Migration trend of strong earthquakes in North China from numerical simulations

Lu et al. (2011) established a finite element model around the entire Chinese continent to simulate the distant migration of strong earthquakes by killing the elements. In this study a new finite element model of North China has been established in the existing Chinese continental model using the GPS observations and the finite element sub-model technique through taking into account geological structure, active faults, surface topography, Moho discontinuity and 3-D velocity structure of the crust and upper mantle in the region. Furthermore, the stress field adjustment was realized by reducing the element stiffness rather than by killing the elements.

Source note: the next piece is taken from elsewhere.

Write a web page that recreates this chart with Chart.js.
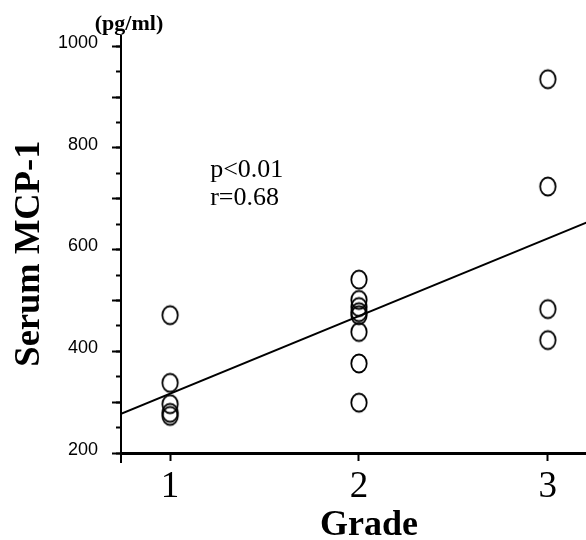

We calculated the displacement of the Chinese continent model, and took the displacement located at the boundary of North China as the boundary loadings, then computed the initial stress field by considering the gravity effect. The migration of the strong earthquake regions was simulated by performing a number of tests with various kinds of short-term boundary loadings. Locations of strong earthquakes were determined with the highest G (the risk factor of the fault) value and adjustment of the stress field. Our results showed that high stress disturbance regions could be possible regions of future strong earthquakes, and that the initial stress field in North China can be well estimated, if an optimal boundary loading configuration is chosen in the Chinese continental model. These results suggest that the strong earthquake forecast in North China may strongly depend on the stress field and strong earthquake activities in a much wider area, such as the Chinese continent.

► Migration trend of strong earthquakes in North China was numerically simulated. ► The stiffness reduction technique was used. ► High stress disturbance regions could be locations of future strong earthquakes.